* Problem details *
Write out word for word each line of the records, beginning at the first and stopping after the line with "lg.grid.visible = False". Leave the pictures out.
======
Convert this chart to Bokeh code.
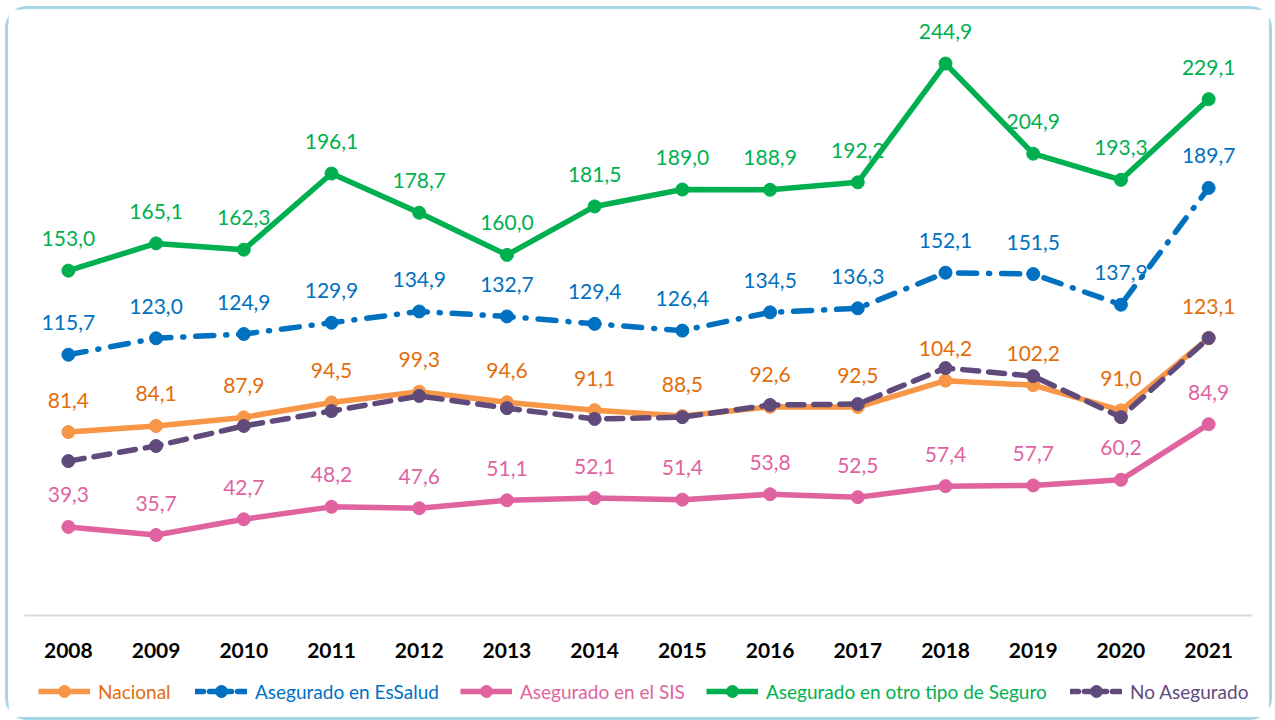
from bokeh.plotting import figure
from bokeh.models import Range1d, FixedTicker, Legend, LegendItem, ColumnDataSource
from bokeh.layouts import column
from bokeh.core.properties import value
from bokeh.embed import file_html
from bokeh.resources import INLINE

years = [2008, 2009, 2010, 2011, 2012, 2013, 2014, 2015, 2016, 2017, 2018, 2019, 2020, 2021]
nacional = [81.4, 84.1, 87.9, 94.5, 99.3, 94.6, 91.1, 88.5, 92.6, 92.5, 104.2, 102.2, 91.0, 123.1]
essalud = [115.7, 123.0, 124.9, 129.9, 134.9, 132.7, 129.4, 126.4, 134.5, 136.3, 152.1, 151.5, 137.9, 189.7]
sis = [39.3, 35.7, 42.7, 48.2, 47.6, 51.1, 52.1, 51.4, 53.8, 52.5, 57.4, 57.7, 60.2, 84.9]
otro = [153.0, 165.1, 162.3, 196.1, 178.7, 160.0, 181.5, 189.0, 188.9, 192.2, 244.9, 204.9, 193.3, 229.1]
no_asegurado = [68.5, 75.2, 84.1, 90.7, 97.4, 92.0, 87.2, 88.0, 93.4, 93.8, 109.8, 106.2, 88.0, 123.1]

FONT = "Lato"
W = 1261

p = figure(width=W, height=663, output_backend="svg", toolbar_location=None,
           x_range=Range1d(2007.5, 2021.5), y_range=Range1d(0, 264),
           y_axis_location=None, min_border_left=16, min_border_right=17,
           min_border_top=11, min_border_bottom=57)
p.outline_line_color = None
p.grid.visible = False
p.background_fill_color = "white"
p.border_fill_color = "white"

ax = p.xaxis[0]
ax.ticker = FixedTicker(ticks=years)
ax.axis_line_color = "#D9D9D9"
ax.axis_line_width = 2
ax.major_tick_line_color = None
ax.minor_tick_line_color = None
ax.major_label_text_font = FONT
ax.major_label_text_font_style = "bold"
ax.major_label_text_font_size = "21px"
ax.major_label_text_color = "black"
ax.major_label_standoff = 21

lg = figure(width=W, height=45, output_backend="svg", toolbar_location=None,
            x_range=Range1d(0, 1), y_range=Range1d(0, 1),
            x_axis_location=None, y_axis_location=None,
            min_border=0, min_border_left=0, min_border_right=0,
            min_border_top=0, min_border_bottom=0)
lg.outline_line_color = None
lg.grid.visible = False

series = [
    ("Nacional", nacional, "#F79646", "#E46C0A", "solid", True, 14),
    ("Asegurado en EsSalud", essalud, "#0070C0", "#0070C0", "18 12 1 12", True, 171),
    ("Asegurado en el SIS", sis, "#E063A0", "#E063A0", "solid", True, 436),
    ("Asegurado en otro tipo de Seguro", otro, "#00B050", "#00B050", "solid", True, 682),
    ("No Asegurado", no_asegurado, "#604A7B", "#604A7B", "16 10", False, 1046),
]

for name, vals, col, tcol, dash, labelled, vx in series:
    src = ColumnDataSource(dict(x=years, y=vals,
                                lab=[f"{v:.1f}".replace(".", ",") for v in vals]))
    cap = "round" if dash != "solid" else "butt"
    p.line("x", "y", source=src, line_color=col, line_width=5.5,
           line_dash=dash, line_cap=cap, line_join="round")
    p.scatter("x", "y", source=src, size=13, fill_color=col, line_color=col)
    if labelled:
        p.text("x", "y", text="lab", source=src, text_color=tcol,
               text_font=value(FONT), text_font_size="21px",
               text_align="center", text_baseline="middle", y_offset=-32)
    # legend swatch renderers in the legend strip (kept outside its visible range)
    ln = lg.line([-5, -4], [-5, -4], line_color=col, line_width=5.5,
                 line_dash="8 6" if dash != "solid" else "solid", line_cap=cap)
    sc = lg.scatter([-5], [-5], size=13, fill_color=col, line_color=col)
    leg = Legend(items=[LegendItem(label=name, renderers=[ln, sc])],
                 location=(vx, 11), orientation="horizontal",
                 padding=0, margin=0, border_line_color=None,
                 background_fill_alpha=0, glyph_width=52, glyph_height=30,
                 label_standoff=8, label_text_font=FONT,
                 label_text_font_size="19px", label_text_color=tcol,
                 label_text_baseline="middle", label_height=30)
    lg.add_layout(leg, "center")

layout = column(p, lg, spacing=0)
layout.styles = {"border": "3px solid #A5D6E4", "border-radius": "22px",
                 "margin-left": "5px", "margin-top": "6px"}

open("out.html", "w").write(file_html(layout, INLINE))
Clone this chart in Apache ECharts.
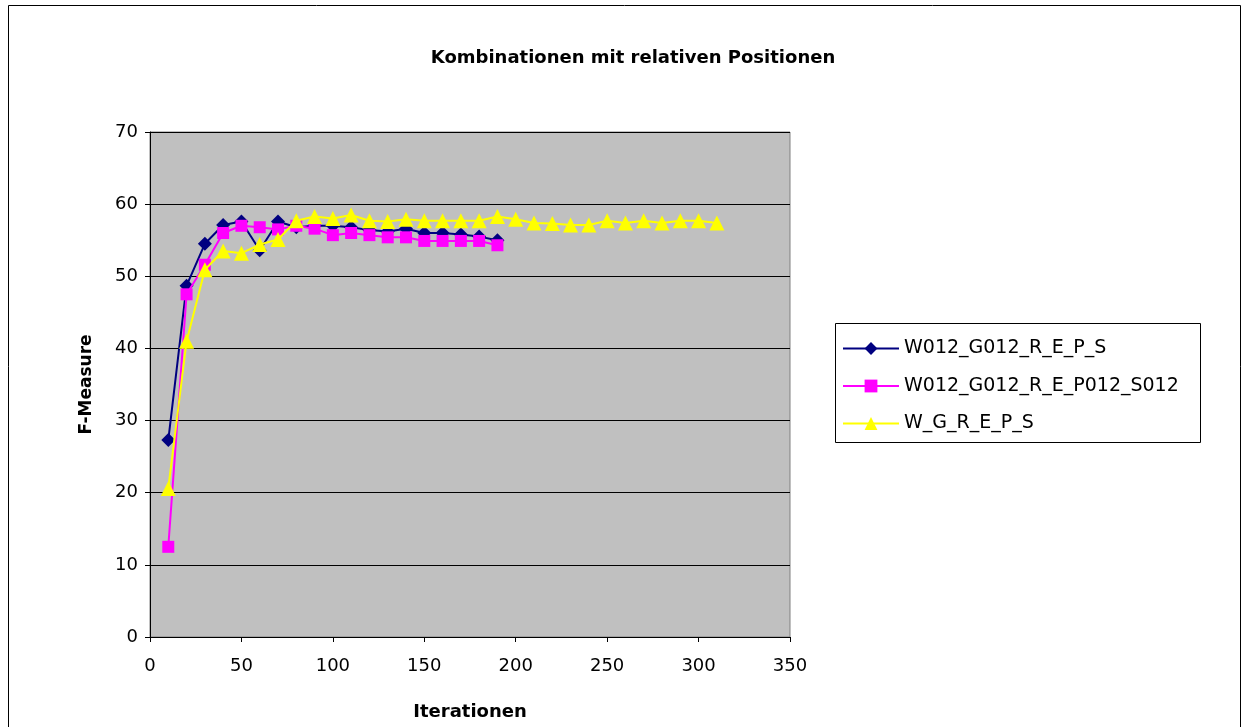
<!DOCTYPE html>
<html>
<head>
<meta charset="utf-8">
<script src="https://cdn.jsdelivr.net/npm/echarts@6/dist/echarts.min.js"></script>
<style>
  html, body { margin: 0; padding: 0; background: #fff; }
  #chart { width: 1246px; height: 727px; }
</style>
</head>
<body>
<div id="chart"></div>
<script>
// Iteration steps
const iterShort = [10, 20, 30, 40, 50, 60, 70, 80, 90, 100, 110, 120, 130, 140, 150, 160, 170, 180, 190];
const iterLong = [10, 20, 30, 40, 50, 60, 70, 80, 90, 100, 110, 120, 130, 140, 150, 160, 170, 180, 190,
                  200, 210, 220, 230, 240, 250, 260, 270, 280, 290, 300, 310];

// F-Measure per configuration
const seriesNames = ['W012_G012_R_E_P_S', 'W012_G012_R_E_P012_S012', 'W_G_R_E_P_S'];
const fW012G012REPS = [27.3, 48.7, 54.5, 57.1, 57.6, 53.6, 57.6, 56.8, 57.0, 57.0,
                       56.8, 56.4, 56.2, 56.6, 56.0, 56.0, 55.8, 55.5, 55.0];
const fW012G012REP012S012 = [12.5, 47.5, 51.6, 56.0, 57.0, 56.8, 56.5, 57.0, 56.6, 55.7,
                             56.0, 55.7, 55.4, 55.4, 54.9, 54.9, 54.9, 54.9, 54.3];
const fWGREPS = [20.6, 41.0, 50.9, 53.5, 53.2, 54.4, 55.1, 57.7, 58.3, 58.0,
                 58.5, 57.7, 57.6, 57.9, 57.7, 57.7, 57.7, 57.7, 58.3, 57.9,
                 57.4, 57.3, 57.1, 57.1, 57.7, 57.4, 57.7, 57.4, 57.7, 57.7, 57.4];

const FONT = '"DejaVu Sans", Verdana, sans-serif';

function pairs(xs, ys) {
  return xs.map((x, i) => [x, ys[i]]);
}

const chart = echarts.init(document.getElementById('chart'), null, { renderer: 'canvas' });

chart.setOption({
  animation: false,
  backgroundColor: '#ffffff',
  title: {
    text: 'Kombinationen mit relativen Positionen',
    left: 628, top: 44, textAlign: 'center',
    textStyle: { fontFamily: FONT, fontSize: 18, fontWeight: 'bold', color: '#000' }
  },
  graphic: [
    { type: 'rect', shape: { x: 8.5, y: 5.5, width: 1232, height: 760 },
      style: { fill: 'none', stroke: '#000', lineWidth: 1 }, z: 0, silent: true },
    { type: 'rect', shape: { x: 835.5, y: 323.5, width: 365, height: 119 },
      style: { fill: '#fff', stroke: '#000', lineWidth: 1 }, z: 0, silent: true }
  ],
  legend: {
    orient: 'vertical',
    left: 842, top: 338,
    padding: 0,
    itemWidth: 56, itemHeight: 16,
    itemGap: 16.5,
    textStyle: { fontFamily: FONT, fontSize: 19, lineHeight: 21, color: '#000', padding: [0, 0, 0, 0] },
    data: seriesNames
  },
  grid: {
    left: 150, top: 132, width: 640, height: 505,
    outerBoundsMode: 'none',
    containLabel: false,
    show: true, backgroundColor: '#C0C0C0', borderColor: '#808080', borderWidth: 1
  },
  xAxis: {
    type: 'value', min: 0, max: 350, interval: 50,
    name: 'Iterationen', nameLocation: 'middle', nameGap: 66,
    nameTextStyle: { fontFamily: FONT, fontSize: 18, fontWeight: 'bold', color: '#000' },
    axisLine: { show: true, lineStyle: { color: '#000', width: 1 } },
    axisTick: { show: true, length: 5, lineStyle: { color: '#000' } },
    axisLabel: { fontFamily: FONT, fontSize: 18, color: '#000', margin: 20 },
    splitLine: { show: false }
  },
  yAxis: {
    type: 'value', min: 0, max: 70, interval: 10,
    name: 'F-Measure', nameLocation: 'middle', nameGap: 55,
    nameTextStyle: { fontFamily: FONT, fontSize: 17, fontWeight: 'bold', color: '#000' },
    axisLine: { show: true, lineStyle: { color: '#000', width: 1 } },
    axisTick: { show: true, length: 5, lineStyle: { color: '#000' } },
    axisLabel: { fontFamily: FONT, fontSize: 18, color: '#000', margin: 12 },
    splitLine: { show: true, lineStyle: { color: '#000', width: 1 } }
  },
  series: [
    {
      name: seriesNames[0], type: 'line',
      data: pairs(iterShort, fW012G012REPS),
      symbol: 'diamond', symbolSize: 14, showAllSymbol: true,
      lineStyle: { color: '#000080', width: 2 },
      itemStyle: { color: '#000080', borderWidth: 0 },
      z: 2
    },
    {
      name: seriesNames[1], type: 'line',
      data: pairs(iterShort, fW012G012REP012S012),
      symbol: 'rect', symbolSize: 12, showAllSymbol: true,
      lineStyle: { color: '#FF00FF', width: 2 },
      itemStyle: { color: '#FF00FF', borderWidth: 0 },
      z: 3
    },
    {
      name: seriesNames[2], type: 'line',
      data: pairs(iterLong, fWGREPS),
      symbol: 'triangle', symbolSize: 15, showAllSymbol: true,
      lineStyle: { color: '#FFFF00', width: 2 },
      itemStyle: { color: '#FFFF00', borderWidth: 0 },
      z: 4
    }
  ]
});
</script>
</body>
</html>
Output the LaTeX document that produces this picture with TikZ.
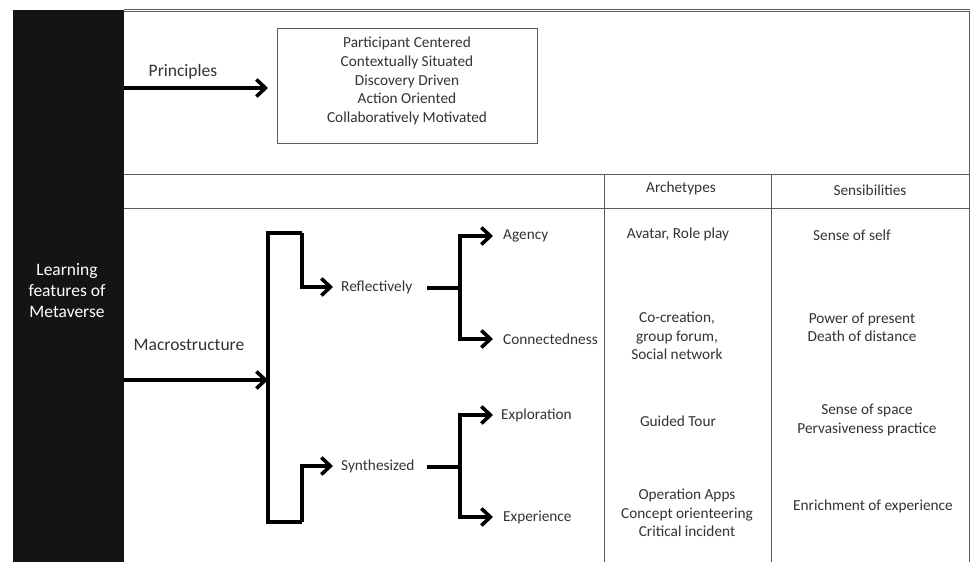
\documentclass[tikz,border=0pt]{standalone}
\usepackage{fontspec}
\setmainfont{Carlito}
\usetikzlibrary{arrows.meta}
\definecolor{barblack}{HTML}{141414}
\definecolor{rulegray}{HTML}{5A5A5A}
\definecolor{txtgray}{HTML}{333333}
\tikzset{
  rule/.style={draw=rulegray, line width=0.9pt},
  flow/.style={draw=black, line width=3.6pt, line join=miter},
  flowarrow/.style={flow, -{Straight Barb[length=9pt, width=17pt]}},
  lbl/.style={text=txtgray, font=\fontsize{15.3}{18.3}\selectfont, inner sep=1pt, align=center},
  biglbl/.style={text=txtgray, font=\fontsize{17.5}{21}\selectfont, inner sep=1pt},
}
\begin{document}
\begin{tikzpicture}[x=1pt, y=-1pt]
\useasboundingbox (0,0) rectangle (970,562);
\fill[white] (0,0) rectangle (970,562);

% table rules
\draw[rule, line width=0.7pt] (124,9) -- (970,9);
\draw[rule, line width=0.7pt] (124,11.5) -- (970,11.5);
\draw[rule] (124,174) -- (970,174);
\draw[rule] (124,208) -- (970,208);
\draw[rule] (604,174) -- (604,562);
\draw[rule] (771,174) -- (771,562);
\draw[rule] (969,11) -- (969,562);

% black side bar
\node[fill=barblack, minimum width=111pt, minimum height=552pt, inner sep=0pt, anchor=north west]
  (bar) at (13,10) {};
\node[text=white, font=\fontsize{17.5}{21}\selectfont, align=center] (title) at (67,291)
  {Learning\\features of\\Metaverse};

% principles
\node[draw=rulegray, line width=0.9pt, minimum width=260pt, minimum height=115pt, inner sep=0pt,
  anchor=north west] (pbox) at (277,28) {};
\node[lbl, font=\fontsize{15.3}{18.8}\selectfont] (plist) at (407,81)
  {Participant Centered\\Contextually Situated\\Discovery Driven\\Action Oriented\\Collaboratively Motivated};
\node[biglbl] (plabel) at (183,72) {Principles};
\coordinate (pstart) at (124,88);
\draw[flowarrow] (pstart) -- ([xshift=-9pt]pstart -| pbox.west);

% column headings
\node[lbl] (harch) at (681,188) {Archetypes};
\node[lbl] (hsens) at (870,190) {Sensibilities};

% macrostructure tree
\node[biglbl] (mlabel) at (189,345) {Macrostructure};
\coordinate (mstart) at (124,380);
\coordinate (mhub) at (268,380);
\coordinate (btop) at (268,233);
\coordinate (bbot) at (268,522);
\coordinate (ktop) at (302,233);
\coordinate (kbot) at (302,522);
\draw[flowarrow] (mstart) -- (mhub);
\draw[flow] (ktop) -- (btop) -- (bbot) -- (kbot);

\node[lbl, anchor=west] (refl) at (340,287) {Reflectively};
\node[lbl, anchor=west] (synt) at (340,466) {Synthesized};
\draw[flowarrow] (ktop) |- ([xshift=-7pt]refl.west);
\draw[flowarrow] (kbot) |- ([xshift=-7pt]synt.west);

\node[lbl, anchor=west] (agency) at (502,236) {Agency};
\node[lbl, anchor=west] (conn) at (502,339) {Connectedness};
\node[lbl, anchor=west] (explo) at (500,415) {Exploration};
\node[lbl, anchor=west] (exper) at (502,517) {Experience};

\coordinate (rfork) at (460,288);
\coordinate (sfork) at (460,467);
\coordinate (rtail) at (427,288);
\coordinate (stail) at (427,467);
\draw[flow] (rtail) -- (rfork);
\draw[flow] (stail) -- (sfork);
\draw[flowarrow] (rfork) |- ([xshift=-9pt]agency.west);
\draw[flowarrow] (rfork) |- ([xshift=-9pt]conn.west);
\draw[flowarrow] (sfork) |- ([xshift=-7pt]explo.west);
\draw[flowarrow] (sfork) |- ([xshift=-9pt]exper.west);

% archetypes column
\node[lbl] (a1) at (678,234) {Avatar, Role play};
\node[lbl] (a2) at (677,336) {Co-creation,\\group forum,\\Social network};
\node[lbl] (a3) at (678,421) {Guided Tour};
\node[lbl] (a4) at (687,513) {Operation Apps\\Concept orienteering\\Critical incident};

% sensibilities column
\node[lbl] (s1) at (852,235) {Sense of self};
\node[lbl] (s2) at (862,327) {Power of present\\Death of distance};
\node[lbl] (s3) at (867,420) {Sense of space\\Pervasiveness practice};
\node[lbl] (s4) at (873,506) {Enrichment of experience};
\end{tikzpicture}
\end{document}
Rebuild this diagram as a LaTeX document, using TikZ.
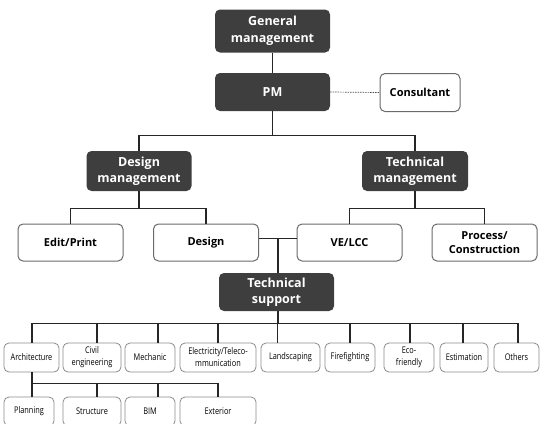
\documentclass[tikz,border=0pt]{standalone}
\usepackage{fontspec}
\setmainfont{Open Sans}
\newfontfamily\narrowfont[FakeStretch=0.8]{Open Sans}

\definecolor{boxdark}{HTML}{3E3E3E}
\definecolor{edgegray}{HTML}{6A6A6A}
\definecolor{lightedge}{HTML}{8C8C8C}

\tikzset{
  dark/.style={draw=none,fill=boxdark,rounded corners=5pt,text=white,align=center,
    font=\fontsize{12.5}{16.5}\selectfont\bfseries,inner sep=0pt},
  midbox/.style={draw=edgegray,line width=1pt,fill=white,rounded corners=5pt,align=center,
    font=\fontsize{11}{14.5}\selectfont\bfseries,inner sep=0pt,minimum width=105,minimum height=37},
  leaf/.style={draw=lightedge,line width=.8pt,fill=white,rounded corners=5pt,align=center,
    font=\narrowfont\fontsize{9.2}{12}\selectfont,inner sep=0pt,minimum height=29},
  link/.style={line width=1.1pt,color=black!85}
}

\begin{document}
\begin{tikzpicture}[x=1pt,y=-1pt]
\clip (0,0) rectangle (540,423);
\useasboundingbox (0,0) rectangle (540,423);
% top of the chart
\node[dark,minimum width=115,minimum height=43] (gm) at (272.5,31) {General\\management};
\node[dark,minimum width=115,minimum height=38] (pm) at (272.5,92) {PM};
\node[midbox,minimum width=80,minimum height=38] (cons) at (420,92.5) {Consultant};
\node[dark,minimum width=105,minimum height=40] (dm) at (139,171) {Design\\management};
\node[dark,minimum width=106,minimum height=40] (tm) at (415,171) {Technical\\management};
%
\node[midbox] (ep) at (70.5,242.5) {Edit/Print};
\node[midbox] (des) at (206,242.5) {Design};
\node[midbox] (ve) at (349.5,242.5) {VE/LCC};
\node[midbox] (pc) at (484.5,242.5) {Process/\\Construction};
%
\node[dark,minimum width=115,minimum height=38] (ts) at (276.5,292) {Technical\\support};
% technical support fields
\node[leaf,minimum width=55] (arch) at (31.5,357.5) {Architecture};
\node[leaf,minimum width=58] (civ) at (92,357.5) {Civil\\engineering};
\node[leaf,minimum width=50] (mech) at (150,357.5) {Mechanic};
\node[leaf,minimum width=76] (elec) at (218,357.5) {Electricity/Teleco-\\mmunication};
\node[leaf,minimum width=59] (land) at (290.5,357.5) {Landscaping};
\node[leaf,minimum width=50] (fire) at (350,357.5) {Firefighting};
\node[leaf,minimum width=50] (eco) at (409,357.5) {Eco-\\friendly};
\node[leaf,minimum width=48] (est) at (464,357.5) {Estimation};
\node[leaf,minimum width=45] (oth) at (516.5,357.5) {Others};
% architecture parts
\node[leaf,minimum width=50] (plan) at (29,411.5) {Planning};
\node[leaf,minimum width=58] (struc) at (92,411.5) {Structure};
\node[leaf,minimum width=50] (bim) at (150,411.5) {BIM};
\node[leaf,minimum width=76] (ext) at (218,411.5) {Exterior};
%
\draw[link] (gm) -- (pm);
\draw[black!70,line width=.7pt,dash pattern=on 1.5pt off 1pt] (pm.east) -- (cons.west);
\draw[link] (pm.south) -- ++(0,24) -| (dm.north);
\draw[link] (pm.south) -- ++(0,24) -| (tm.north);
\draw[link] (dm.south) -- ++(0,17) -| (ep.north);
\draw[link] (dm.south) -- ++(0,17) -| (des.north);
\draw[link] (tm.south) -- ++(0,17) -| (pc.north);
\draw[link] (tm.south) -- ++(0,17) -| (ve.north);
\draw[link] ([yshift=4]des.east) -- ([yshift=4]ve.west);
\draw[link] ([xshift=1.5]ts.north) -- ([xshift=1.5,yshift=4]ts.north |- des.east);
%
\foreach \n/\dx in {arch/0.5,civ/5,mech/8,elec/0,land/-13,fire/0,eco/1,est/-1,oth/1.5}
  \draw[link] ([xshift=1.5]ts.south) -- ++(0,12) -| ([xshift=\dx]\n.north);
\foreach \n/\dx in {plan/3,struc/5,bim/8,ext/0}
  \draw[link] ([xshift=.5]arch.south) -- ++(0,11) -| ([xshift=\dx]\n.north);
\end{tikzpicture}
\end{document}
======
* Answer to this problem *
Convert this chart to Bokeh code.
from bokeh.plotting import figure
from bokeh.models import Range1d, FixedTicker, Legend, LegendItem, ColumnDataSource
from bokeh.layouts import column
from bokeh.core.properties import value
from bokeh.embed import file_html
from bokeh.resources import INLINE

years = [2008, 2009, 2010, 2011, 2012, 2013, 2014, 2015, 2016, 2017, 2018, 2019, 2020, 2021]
nacional = [81.4, 84.1, 87.9, 94.5, 99.3, 94.6, 91.1, 88.5, 92.6, 92.5, 104.2, 102.2, 91.0, 123.1]
essalud = [115.7, 123.0, 124.9, 129.9, 134.9, 132.7, 129.4, 126.4, 134.5, 136.3, 152.1, 151.5, 137.9, 189.7]
sis = [39.3, 35.7, 42.7, 48.2, 47.6, 51.1, 52.1, 51.4, 53.8, 52.5, 57.4, 57.7, 60.2, 84.9]
otro = [153.0, 165.1, 162.3, 196.1, 178.7, 160.0, 181.5, 189.0, 188.9, 192.2, 244.9, 204.9, 193.3, 229.1]
no_asegurado = [68.5, 75.2, 84.1, 90.7, 97.4, 92.0, 87.2, 88.0, 93.4, 93.8, 109.8, 106.2, 88.0, 123.1]

FONT = "Lato"
W = 1261

p = figure(width=W, height=663, output_backend="svg", toolbar_location=None,
           x_range=Range1d(2007.5, 2021.5), y_range=Range1d(0, 264),
           y_axis_location=None, min_border_left=16, min_border_right=17,
           min_border_top=11, min_border_bottom=57)
p.outline_line_color = None
p.grid.visible = False
p.background_fill_color = "white"
p.border_fill_color = "white"

ax = p.xaxis[0]
ax.ticker = FixedTicker(ticks=years)
ax.axis_line_color = "#D9D9D9"
ax.axis_line_width = 2
ax.major_tick_line_color = None
ax.minor_tick_line_color = None
ax.major_label_text_font = FONT
ax.major_label_text_font_style = "bold"
ax.major_label_text_font_size = "21px"
ax.major_label_text_color = "black"
ax.major_label_standoff = 21

lg = figure(width=W, height=45, output_backend="svg", toolbar_location=None,
            x_range=Range1d(0, 1), y_range=Range1d(0, 1),
            x_axis_location=None, y_axis_location=None,
            min_border=0, min_border_left=0, min_border_right=0,
            min_border_top=0, min_border_bottom=0)
lg.outline_line_color = None
lg.grid.visible = False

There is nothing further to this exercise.